Y es cierto: el Nobel a García Márquez se le otorgó básicamente por su obra novelística, que en su caso tiene mayor peso que el trabajo periodístico. En Svetlana Alexiévich el equilibrio es otro… Pero hay que seguirla leyendo. Por desgracia, el único libro suyo que circula por ahora en español es Voces de Chernobil. Ha explicado ella que, en rigor, su trabajo no sigue los relojes del periodismo; no es algo escrito hoy para publicarse al día siguiente. Se vale de los recursos del oficio, como el ir a la realidad y reportearla, en la realización de proyectos escriturales… Sólo que las realidades que suele visitar, con el horror como presencia constante, suelen romper las fronteras de lo que comúnmente consideramos como real, por lo que hay, en el fondo de esas páginas, de esa irrealidad que nace de la realidad por medio del espanto, una nube metafísica, digamos (la pregunta constante de qué hace el hombre en su paso por la tierra), tan poderosa como la nube radioactiva que emergió de Chernobil.

Un pequeño cuento

En los diarios, decía arriba, hay notas informativas, editoriales, artículos de opinión, fotografías y cartones… El talento narrativo puede ejercitarse en la crónica, que es un pequeño cuento basado en un suceso real. También el gran reportaje puede contener momentos narrativos, como parte de un andamiaje más complejo.
(Prefiere Monsiváis esta definición de la crónica: “reconstrucción literaria de sucesos o figuras, género donde el empeño formal domina sobre las urgencias informativas”. Yo cambiaría la palabra “literaria” por “narrativa”, porque la crónica es esencialmente una narración… no en Monsiváis, por cierto, en quien el caos genérico se convirtió en un estilo.)
Hacia los veinte años de edad encontré en la Universidad Nacional a un profesor argentino de nombre Máximo Simpson, estudioso de la crónica. Con él leímos en voz alta, cada miércoles de 6 a 8 de la noche, todo México insurgente de John Reed; y revisamos a detalle A ustedes les consta de Carlos Monsiváis, una antología de la crónica en México en la que hay de todo, incluso buenas crónicas.
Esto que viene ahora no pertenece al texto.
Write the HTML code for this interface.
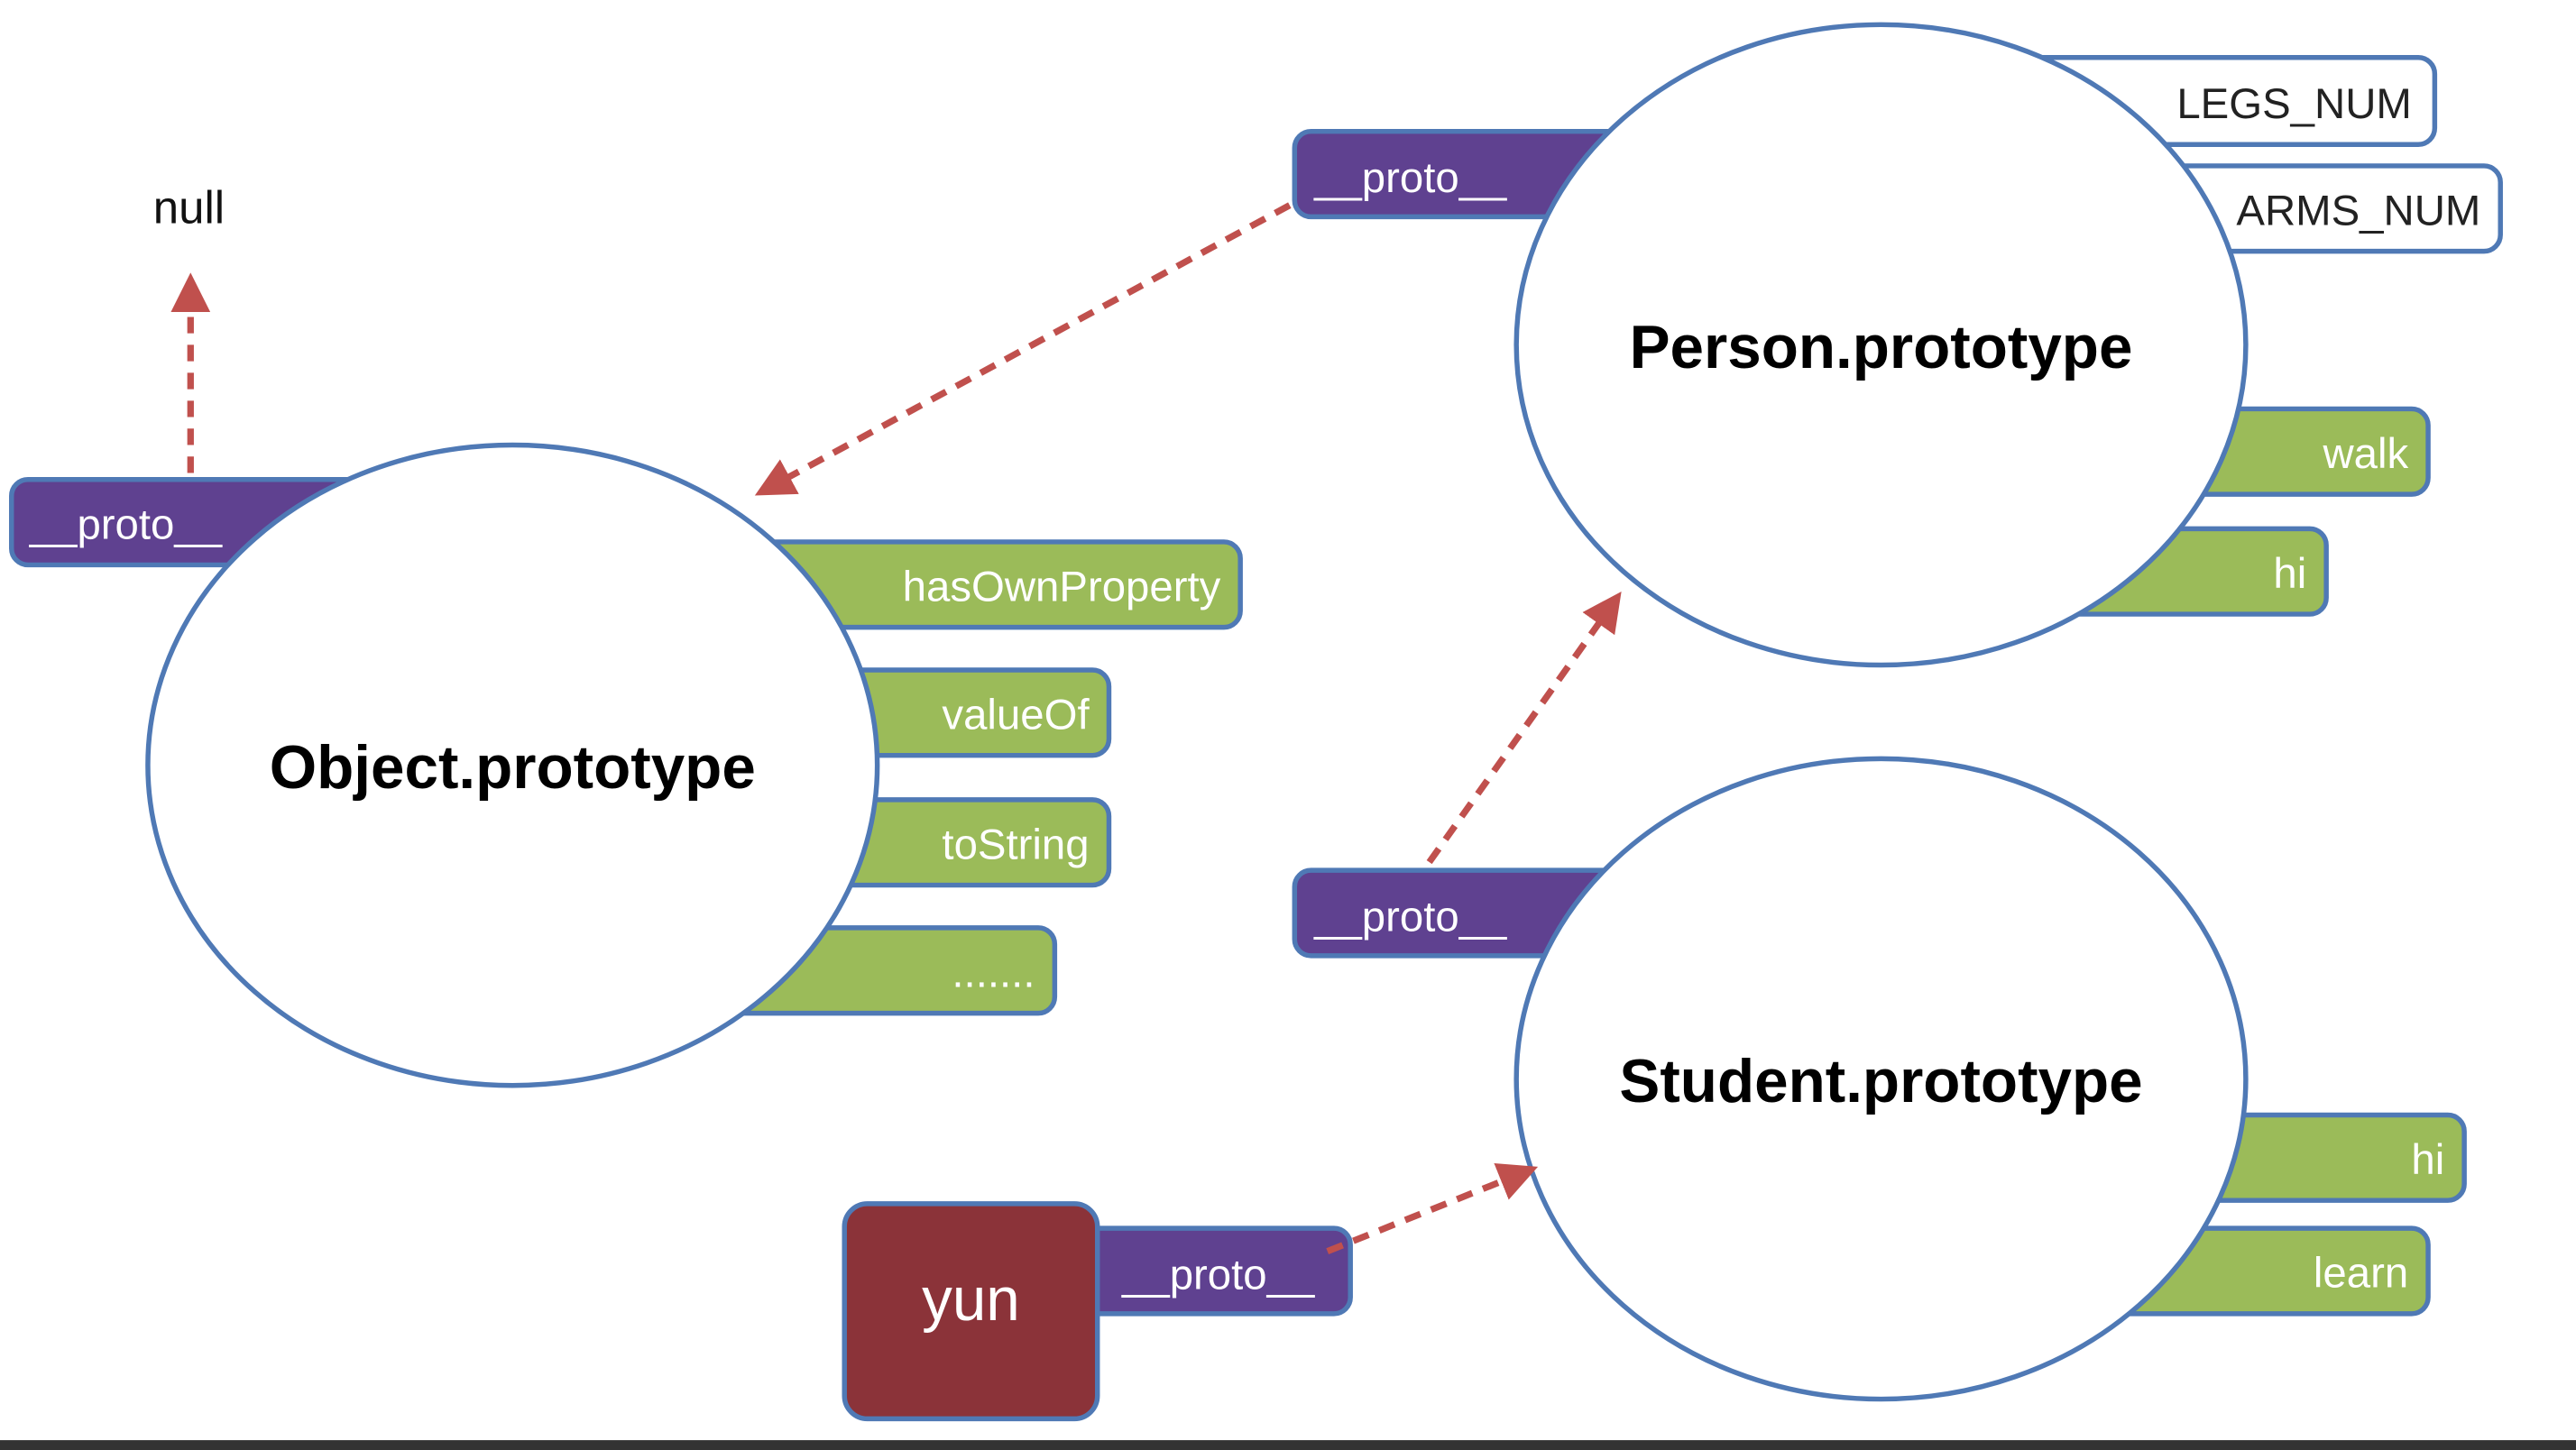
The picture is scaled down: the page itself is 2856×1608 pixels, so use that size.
<!DOCTYPE html>
<html><head><meta charset="utf-8"><style>
html,body{margin:0;padding:0;background:#fff;width:2856px;height:1608px;overflow:hidden}
svg{display:block}
text{font-family:"Liberation Sans",sans-serif}
</style></head><body>
<svg width="2856" height="1608" viewBox="0 0 1568 883" preserveAspectRatio="none" xmlns="http://www.w3.org/2000/svg">
<defs>
<marker id="ah" markerWidth="6" markerHeight="6" refX="3" refY="3" orient="auto" markerUnits="strokeWidth">
<path d="M0,0 L6,3 L0,6 z" fill="#c0504d"/></marker>
</defs>
<rect width="1568" height="883" fill="#fff"/>
<g stroke="#4f79b5" stroke-width="3">
<!-- object pills -->
<rect x="7" y="292" width="230" height="52" rx="10" fill="#5f4190"/>
<rect x="440" y="330" width="315" height="52" rx="10" fill="#9bbb59"/>
<rect x="480" y="408" width="195" height="52" rx="10" fill="#9bbb59"/>
<rect x="480" y="487" width="195" height="52" rx="10" fill="#9bbb59"/>
<rect x="430" y="565" width="212" height="52" rx="10" fill="#9bbb59"/>
<!-- person pills -->
<rect x="788" y="80" width="230" height="52" rx="10" fill="#5f4190"/>
<rect x="1200" y="35" width="282" height="53" rx="10" fill="#fff"/>
<rect x="1280" y="101" width="242" height="52" rx="10" fill="#fff"/>
<rect x="1300" y="249" width="178" height="52" rx="10" fill="#9bbb59"/>
<rect x="1240" y="322" width="176" height="52" rx="10" fill="#9bbb59"/>
<!-- student pills -->
<rect x="788" y="530" width="230" height="52" rx="10" fill="#5f4190"/>
<rect x="1300" y="679" width="200" height="52" rx="10" fill="#9bbb59"/>
<rect x="1260" y="748" width="218" height="52" rx="10" fill="#9bbb59"/>
<!-- yun -->
<rect x="640" y="748" width="182" height="52" rx="10" fill="#5f4190"/>
<rect x="514" y="733" width="154" height="131" rx="14" fill="#8b3339"/>
<!-- ellipses -->
<ellipse cx="312" cy="466" rx="222" ry="195" fill="#fff"/>
<ellipse cx="1145" cy="210" rx="222" ry="195" fill="#fff"/>
<ellipse cx="1145" cy="657" rx="222" ry="195" fill="#fff"/>
</g>
<g stroke="#c0504d" stroke-width="4" stroke-dasharray="10,7" fill="none" marker-end="url(#ah)">
<line x1="116" y1="288" x2="116" y2="178"/>
<line x1="785" y1="125" x2="470" y2="296"/>
<line x1="870" y1="525" x2="980" y2="370"/>
<line x1="808" y1="762" x2="925" y2="715"/>
</g>
<g font-size="26" fill="#fff">
<text x="18" y="328">__proto__</text>
<text x="800" y="117">__proto__</text>
<text x="800" y="567">__proto__</text>
<text x="683" y="785">__proto__</text>
<g text-anchor="end">
<text x="743" y="366">hasOwnProperty</text>
<text x="663" y="444">valueOf</text>
<text x="663" y="523">toString</text>
<text x="630" y="601">.......</text>
<text x="1466" y="285">walk</text>
<text x="1404" y="358">hi</text>
<text x="1488" y="715">hi</text>
<text x="1466" y="784">learn</text>
</g>
</g>
<g font-size="26" fill="#222" text-anchor="end">
<text x="1468" y="72">LEGS_NUM</text>
<text x="1510" y="137">ARMS_NUM</text>
</g>
<text x="115" y="136" font-size="28" fill="#111" text-anchor="middle">null</text>
<g font-size="37" font-weight="bold" fill="#000" text-anchor="middle">
<text x="312" y="480">Object.prototype</text>
<text x="1145" y="224">Person.prototype</text>
<text x="1145" y="671">Student.prototype</text>
</g>
<text x="591" y="804" font-size="37" fill="#fff" text-anchor="middle">yun</text>
<rect x="0" y="877" width="1568" height="6" fill="#333"/>
</svg>
</body></html>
En ese especie de seminario que duró un par de años considerábamos como requisito para la crónica la presencia del reportero, el testimonio directo de lo ocurrido, lo que otra vez, como mencioné antes, no siempre se cumple. Sí con John Reed, que cuenta lo que ve en su paso por este país durante la Revolución. No en la crónica que cierra la antología de Monsiváis: una investigación de Ramón Márquez en torno a un crimen policial. A ese texto le llamábamos “reportaje de acción”… pero no estoy ya muy seguro de que esa condición del testimonio, como elemento básico de la crónica, haya permanecido, porque la crónica evolucionó.
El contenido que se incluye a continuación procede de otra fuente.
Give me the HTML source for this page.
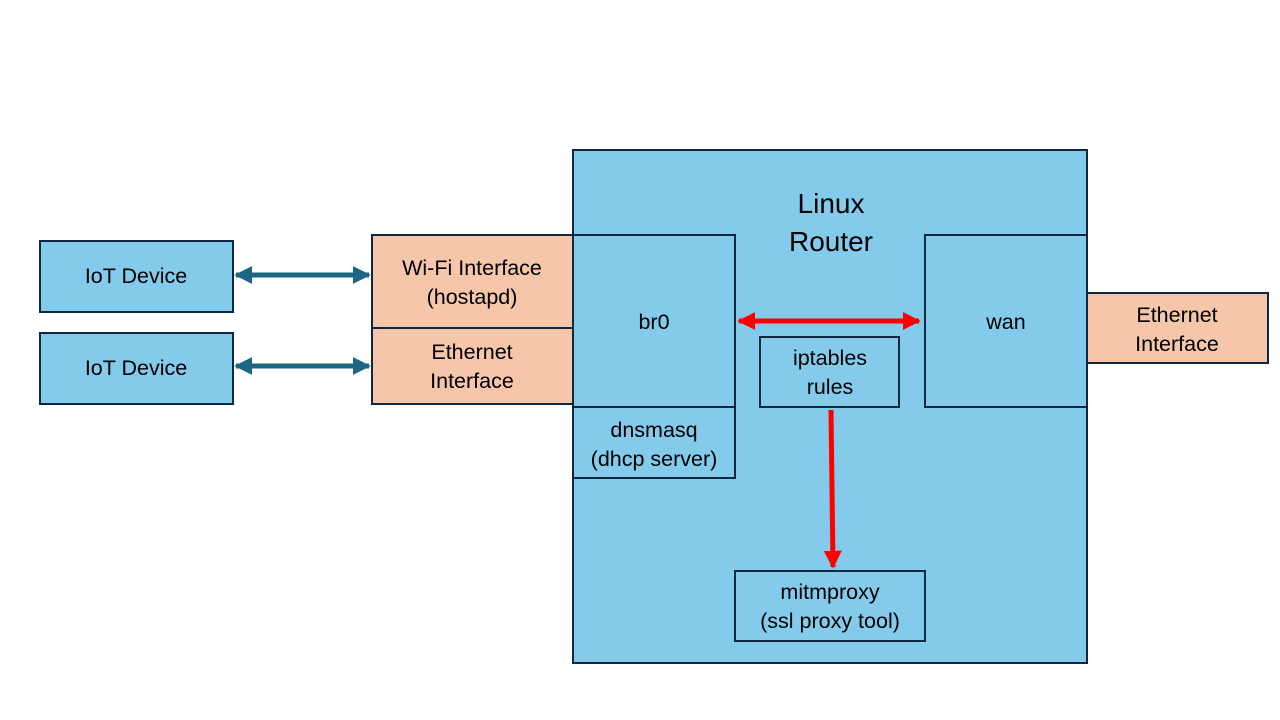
<!DOCTYPE html>
<html><head><meta charset="utf-8"><style>html,body{margin:0;padding:0;background:#fff}svg{display:block}</style></head><body>
<svg width="1280" height="720" xmlns="http://www.w3.org/2000/svg" font-family="Liberation Sans, sans-serif" font-size="21.5" fill="#000">
<defs>
<marker id="t" viewBox="0 0 10 10" refX="9" refY="5" markerWidth="3.6" markerHeight="3.6" orient="auto-start-reverse"><path d="M0,0L10,5L0,10z" fill="#1F6585"/></marker>
<marker id="r" viewBox="0 0 10 10" refX="9" refY="5" markerWidth="3.6" markerHeight="3.6" orient="auto-start-reverse"><path d="M0,0L10,5L0,10z" fill="#FF0000"/></marker>
</defs>
<g stroke="#0E2841" stroke-width="2">
<rect x="573" y="150" width="514" height="513" fill="#83CAEB"/>
<rect x="40" y="241" width="193" height="71" fill="#83CAEB"/>
<rect x="40" y="333" width="193" height="71" fill="#83CAEB"/>
<rect x="372" y="235" width="201" height="93" fill="#F5C6AA"/>
<rect x="372" y="328" width="201" height="76" fill="#F5C6AA"/>
<rect x="573" y="235" width="162" height="172" fill="#83CAEB"/>
<rect x="573" y="407" width="162" height="71" fill="#83CAEB"/>
<rect x="925" y="235" width="162" height="172" fill="#83CAEB"/>
<rect x="1087" y="293" width="181" height="70" fill="#F5C6AA"/>
<rect x="760" y="337" width="139" height="70" fill="#83CAEB"/>
<rect x="735" y="571" width="190" height="70" fill="#83CAEB"/>
</g>
<g stroke-width="5" fill="none">
<line x1="236" y1="275" x2="369" y2="275" stroke="#1F6585" marker-start="url(#t)" marker-end="url(#t)"/>
<line x1="236" y1="366" x2="369" y2="366" stroke="#1F6585" marker-start="url(#t)" marker-end="url(#t)"/>
<line x1="739" y1="321" x2="919" y2="321" stroke="#FF0000" marker-start="url(#r)" marker-end="url(#r)"/>
<line x1="831" y1="410" x2="833" y2="567" stroke="#FF0000" marker-end="url(#r)"/>
</g>
<g text-anchor="middle">
<text x="831" y="213" font-size="28">Linux</text>
<text x="831" y="251" font-size="28">Router</text>
<text x="136" y="283">IoT Device</text>
<text x="136" y="375">IoT Device</text>
<text x="472" y="275">Wi-Fi Interface</text>
<text x="472" y="304">(hostapd)</text>
<text x="472" y="359">Ethernet</text>
<text x="472" y="388">Interface</text>
<text x="654" y="329">br0</text>
<text x="654" y="437">dnsmasq</text>
<text x="654" y="466">(dhcp server)</text>
<text x="1006" y="329">wan</text>
<text x="1177" y="322">Ethernet</text>
<text x="1177" y="351">Interface</text>
<text x="830" y="365">iptables</text>
<text x="830" y="394">rules</text>
<text x="830" y="599">mitmproxy</text>
<text x="830" y="628">(ssl proxy tool)</text>
</g>
</svg>
</body></html>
Y me desmienten ejemplos propios: la Antología de crónica latinoamericana actual, de Darío Jaramillo Agudelo, incluye un texto mío hecho bajo circunstancias especiales. Sucedió que en la lectura pública que dio Jaime Sabines en la Sala Nezahualcóyotl, su última gran presentación, me encontré con la boxeadora Laura Serrano, que se declaró fan absoluta del escritor chiapaneco. Decía Laura tener la ilusión de conocerlo y charlar un rato con él. Para entender esto hay que recordar que a ella la apodaban La Poeta del Ring, porque además de aplicar jabs y uppercuts hacía versos. Yo le prometí buscar una entrevista con Sabines; y al conseguirla, pues resultó que Sabines era admirador de la boxeadora, le pedí a Laura Serrano que grabara ese encuentro y me diera el casette. Y así fue: transcribí la cinta y armé “El poeta y la boxeadora”, publicado originalmente en El Universal. ¿Es una crónica? El editor de la antología cree que sí. Máximo Simpson diría que no, porque falta la presencia física del periodista.
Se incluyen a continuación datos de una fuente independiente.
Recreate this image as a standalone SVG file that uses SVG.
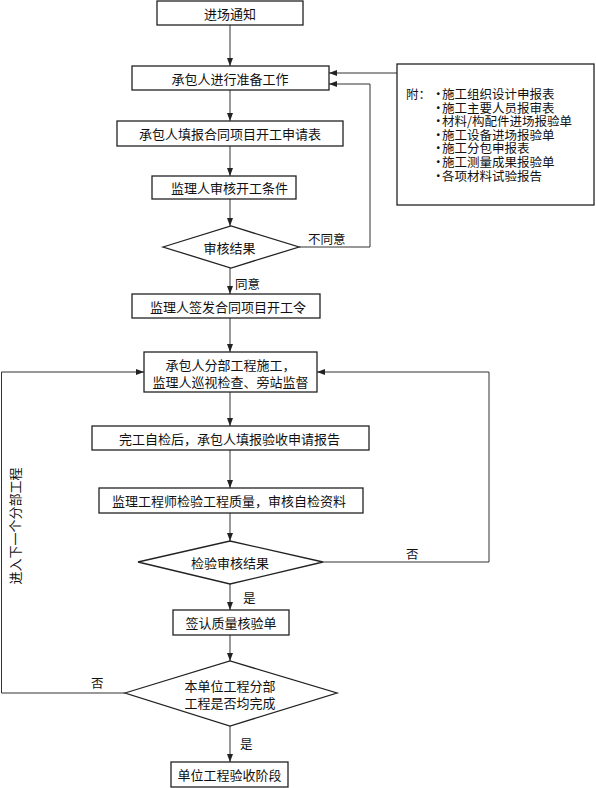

También de modo indirecto, con investigaciones bibliográficas y hemerográficas, construí Todo es posible en la paz, que es una suerte de crónica, o colección de ellas, de los Juegos Olímpicos de 1968, con el día a día de esa gesta deportiva que se realizó bajo la sombra de una matanza. Cierro ese libro con una crónica sin peros, que es el relato de los funerales del sargento Pedraza (quien obtuvo la medalla de plata en caminata). Cumple todos los requisitos, me parece: fue literatura escrita bajo presión, como diría Fernando Benítez, pues aquel 2 de junio de 1998 estuve en Uruapan, vi lo que tenía que ver y redacté el texto en menos de una hora porque lo esperaban ya en el periódico.
No obstante, al escribir la crónica pensaba en otro libro leído en el taller de Máximo Simpson: El corto verano de la anarquía: vida y muerte de Durruti, de Hans Magnus Enzensberger, que abre con una crónica de H. E. Kaminski sobre los funerales del líder anarquista: la muerte como concentración, o cifra, de una vida. Y pensé además, al teclear con rapidez esa nota para que apareciera por la mañana en el diario, en el funeral de un personaje de ficción, la madre del protagonista de Palinuro de México, de Fernando del Paso, cuando la gente de la ciudad, al ver el cortejo y distrayéndose un instante de sus ocupaciones, saluda a la desconocida (pero muy querida) Clementina.
Lo sucedido ese día en Uruapan me sorprendió: el destino le jugó una nueva mala pasada al sargento Pedraza, quien volvió a llegar a la meta (en este caso el cementerio) en segundo lugar. La crónica encontró ahí su epifanía.